- **Stated problem**: Beginning with the first line below, please repeat the material exactly, ending with the line that includes "(0,0) rectangle (789,6);".

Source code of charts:
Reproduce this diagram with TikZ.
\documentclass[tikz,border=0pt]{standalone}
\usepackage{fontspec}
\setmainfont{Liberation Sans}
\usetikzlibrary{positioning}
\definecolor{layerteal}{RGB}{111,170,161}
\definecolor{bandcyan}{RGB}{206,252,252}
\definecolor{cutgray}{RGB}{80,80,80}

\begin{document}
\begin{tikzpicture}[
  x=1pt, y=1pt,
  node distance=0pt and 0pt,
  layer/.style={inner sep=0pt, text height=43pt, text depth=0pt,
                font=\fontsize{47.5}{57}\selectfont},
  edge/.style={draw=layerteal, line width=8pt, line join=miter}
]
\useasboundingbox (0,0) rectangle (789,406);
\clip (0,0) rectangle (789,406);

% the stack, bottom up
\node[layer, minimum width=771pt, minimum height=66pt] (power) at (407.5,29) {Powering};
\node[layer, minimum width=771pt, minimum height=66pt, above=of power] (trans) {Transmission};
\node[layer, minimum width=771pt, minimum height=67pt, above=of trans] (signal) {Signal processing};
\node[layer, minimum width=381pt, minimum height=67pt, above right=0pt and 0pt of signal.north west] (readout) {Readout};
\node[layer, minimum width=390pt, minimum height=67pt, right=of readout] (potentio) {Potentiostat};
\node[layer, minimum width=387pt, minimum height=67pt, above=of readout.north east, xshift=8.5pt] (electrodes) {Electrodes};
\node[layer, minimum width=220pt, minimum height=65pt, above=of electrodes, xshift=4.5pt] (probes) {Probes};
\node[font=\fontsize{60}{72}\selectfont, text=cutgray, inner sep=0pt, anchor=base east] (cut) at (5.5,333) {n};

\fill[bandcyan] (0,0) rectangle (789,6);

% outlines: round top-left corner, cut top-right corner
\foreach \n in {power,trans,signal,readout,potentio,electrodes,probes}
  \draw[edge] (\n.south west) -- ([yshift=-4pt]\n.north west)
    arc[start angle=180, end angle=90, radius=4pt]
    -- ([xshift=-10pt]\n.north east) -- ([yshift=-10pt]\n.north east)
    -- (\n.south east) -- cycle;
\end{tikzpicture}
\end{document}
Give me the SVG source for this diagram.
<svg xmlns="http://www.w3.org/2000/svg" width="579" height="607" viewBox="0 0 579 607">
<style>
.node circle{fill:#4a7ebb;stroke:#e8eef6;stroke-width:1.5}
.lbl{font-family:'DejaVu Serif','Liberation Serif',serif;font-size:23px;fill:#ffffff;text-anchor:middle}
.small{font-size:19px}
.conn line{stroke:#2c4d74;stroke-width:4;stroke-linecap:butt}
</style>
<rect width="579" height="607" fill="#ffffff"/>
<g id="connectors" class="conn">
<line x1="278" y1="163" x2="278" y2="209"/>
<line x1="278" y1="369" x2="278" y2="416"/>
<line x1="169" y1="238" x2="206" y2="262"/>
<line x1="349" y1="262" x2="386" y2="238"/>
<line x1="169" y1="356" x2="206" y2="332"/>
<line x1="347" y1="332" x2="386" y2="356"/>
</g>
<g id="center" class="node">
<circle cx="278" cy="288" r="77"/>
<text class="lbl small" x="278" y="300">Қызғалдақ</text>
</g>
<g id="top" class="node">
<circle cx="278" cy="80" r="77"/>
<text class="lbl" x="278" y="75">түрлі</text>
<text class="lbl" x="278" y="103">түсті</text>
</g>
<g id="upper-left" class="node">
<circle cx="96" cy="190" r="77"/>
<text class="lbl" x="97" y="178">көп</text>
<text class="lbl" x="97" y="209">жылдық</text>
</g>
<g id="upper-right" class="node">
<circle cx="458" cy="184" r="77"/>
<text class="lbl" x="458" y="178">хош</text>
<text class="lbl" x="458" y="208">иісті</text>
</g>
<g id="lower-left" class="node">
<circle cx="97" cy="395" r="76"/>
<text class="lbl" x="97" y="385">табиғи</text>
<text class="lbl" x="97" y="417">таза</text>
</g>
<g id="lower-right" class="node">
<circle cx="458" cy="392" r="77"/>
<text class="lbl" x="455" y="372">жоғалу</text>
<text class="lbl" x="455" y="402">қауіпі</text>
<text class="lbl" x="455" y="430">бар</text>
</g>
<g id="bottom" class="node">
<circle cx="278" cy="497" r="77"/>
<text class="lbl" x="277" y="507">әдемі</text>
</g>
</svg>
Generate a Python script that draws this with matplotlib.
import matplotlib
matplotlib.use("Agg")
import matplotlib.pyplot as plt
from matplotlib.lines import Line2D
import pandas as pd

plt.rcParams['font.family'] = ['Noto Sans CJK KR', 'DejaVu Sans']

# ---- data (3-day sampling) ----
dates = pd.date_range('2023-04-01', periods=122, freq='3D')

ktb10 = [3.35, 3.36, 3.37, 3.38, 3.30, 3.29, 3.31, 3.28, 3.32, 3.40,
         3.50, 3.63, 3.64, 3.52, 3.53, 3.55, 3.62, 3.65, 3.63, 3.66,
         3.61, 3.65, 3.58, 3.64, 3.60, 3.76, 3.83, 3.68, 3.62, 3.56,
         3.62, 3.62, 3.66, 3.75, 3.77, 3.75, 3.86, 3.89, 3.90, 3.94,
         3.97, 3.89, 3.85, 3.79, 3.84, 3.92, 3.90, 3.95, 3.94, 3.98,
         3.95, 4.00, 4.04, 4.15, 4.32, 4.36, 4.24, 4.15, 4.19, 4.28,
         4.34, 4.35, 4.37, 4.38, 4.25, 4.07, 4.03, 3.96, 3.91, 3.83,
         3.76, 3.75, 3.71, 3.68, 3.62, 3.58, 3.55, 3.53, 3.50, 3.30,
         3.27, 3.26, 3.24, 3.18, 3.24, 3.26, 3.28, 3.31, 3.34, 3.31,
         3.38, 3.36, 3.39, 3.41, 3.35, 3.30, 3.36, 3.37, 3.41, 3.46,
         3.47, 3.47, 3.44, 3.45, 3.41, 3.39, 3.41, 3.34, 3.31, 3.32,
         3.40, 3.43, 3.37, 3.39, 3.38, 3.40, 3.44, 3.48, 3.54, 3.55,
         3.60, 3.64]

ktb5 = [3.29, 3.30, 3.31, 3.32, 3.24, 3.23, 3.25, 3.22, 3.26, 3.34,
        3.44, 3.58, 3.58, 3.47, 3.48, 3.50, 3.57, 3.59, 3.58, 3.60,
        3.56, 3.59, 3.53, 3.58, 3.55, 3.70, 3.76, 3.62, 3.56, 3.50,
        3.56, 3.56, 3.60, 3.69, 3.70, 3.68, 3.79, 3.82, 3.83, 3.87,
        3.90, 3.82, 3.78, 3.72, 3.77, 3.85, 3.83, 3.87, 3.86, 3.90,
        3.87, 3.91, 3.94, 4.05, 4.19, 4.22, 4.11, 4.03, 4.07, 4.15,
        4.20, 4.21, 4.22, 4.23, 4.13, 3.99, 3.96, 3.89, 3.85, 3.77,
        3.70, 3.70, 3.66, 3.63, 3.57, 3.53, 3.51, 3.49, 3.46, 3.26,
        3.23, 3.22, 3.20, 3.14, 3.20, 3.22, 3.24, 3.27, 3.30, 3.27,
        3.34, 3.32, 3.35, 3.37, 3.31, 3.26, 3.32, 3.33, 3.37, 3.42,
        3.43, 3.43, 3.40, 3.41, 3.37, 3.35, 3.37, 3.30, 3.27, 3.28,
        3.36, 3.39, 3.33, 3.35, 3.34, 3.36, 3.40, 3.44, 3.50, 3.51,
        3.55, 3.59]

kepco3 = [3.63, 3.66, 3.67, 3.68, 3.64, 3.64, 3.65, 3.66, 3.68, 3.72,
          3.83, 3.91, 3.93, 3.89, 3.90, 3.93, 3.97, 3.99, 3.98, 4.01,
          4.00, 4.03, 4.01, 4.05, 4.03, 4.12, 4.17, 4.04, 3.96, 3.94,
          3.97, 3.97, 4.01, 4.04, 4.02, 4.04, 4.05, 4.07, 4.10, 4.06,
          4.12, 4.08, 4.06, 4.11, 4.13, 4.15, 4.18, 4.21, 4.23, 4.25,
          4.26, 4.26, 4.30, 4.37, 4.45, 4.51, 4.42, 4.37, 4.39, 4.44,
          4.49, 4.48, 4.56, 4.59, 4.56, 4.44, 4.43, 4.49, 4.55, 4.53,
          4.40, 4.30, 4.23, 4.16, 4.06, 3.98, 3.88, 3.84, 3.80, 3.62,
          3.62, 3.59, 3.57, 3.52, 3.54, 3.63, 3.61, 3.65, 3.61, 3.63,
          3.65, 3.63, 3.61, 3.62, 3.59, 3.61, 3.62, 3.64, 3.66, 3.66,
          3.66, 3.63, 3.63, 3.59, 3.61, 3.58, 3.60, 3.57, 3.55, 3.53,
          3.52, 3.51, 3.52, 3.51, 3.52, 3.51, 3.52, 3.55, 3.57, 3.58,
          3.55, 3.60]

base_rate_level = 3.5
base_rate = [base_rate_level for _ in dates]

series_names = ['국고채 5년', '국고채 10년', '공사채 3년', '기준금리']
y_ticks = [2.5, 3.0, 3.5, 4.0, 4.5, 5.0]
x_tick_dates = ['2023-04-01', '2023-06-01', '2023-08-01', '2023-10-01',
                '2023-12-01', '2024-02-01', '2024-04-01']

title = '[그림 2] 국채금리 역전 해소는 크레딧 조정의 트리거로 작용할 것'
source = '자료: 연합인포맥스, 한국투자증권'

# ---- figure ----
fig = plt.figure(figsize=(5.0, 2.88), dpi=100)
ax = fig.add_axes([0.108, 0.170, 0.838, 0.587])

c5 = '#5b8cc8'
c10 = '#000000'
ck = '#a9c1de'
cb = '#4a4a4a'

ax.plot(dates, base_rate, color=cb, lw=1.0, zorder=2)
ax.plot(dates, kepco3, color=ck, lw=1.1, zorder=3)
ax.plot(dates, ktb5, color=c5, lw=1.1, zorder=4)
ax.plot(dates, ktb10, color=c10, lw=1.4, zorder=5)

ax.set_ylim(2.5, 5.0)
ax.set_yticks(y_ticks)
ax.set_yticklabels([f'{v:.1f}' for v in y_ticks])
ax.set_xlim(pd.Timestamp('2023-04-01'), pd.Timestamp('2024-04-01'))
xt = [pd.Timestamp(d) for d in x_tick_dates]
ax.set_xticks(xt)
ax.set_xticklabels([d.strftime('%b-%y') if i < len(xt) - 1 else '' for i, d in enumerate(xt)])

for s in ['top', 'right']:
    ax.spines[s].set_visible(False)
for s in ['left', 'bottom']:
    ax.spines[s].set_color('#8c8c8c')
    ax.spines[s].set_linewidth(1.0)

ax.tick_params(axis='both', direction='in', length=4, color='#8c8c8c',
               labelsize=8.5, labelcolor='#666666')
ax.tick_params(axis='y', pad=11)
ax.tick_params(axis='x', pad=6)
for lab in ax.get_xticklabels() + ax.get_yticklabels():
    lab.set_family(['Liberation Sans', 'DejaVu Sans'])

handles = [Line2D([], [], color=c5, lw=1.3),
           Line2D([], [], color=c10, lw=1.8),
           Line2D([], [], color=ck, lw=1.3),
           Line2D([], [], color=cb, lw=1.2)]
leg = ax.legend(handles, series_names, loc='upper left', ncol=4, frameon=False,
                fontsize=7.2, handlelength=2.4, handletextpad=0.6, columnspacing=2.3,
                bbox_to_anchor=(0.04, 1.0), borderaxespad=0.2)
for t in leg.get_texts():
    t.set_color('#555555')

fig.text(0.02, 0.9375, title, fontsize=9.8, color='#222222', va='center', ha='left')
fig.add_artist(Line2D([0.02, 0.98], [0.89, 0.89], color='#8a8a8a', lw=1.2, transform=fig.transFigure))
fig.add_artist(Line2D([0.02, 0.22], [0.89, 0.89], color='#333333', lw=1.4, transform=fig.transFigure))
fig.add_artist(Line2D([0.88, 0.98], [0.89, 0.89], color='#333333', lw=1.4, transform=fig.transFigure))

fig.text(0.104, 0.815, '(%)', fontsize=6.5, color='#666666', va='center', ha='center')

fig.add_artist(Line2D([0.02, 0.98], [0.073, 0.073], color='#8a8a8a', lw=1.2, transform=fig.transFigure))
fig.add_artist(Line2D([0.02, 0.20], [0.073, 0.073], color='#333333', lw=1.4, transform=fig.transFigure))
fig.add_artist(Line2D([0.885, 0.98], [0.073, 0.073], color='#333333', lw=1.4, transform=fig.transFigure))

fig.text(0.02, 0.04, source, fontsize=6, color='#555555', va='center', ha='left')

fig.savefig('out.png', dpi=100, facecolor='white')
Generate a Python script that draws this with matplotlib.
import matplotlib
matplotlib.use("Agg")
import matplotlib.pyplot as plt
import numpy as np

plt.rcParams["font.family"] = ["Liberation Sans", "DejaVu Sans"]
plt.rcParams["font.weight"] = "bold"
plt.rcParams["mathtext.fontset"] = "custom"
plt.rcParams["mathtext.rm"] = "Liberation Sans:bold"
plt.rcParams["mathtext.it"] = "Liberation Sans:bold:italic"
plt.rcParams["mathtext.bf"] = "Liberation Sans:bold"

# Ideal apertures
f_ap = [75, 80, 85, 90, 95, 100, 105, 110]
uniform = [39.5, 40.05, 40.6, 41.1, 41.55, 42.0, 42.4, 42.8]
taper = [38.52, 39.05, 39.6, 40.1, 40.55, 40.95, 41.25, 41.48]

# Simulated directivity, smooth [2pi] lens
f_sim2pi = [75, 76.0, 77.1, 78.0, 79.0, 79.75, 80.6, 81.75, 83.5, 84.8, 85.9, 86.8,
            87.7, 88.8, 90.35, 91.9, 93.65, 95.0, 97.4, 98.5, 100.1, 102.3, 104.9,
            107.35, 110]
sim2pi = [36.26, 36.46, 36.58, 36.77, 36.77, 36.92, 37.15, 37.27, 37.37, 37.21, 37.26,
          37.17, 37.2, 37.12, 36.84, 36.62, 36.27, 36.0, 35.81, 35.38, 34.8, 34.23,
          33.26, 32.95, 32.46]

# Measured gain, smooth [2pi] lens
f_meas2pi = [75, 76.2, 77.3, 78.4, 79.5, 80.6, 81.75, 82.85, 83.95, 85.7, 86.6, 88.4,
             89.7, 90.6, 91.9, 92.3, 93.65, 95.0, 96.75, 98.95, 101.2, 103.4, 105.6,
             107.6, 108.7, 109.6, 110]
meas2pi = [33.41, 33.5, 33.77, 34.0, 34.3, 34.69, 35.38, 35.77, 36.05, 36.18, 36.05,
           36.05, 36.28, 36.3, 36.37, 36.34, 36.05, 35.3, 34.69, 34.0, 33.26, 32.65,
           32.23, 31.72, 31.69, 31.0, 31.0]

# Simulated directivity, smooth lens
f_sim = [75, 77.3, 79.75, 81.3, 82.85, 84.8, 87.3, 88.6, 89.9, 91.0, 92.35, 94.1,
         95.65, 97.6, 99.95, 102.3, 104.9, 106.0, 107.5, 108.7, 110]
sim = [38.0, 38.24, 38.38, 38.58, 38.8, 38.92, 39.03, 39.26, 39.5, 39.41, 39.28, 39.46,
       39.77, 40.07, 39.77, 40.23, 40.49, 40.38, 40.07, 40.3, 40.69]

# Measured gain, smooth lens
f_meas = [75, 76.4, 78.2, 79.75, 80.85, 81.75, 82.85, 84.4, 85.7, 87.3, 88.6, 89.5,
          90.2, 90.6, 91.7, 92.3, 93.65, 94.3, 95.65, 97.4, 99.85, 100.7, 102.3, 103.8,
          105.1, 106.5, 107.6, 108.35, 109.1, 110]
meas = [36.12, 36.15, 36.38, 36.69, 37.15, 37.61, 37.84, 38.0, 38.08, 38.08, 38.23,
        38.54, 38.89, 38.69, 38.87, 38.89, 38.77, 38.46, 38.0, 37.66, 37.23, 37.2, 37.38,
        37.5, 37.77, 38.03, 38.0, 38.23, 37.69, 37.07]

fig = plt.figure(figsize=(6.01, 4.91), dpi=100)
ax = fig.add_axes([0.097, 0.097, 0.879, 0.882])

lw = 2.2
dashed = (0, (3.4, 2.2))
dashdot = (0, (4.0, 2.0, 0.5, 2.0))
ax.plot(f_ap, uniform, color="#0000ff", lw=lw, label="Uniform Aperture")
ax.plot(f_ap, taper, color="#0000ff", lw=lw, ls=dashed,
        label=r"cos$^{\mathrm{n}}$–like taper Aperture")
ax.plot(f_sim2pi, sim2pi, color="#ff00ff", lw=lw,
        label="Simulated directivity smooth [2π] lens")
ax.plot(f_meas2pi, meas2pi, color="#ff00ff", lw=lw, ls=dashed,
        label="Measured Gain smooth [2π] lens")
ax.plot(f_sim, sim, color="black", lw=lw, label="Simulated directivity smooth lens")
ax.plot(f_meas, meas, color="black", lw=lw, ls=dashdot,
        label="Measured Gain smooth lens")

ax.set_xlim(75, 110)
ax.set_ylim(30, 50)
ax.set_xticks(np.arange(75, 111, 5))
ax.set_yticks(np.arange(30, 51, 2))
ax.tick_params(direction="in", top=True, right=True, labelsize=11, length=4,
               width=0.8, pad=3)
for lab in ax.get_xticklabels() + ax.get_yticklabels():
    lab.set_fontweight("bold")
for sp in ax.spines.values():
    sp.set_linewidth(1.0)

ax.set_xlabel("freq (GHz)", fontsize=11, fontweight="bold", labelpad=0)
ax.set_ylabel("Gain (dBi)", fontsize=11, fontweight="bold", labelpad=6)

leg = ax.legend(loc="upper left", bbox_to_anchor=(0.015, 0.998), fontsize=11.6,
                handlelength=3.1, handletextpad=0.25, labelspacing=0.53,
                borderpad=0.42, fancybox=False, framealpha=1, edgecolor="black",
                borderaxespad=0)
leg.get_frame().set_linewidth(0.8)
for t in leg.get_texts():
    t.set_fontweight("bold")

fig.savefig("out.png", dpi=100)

- **Output for this task**:
Reproduce this diagram with TikZ.
\documentclass[tikz,border=0pt]{standalone}
\usepackage{fontspec}
\setmainfont{Liberation Sans}
\usetikzlibrary{positioning}
\definecolor{layerteal}{RGB}{111,170,161}
\definecolor{bandcyan}{RGB}{206,252,252}
\definecolor{cutgray}{RGB}{80,80,80}

\begin{document}
\begin{tikzpicture}[
  x=1pt, y=1pt,
  node distance=0pt and 0pt,
  layer/.style={inner sep=0pt, text height=43pt, text depth=0pt,
                font=\fontsize{47.5}{57}\selectfont},
  edge/.style={draw=layerteal, line width=8pt, line join=miter}
]
\useasboundingbox (0,0) rectangle (789,406);
\clip (0,0) rectangle (789,406);

% the stack, bottom up
\node[layer, minimum width=771pt, minimum height=66pt] (power) at (407.5,29) {Powering};
\node[layer, minimum width=771pt, minimum height=66pt, above=of power] (trans) {Transmission};
\node[layer, minimum width=771pt, minimum height=67pt, above=of trans] (signal) {Signal processing};
\node[layer, minimum width=381pt, minimum height=67pt, above right=0pt and 0pt of signal.north west] (readout) {Readout};
\node[layer, minimum width=390pt, minimum height=67pt, right=of readout] (potentio) {Potentiostat};
\node[layer, minimum width=387pt, minimum height=67pt, above=of readout.north east, xshift=8.5pt] (electrodes) {Electrodes};
\node[layer, minimum width=220pt, minimum height=65pt, above=of electrodes, xshift=4.5pt] (probes) {Probes};
\node[font=\fontsize{60}{72}\selectfont, text=cutgray, inner sep=0pt, anchor=base east] (cut) at (5.5,333) {n};

\fill[bandcyan] (0,0) rectangle (789,6);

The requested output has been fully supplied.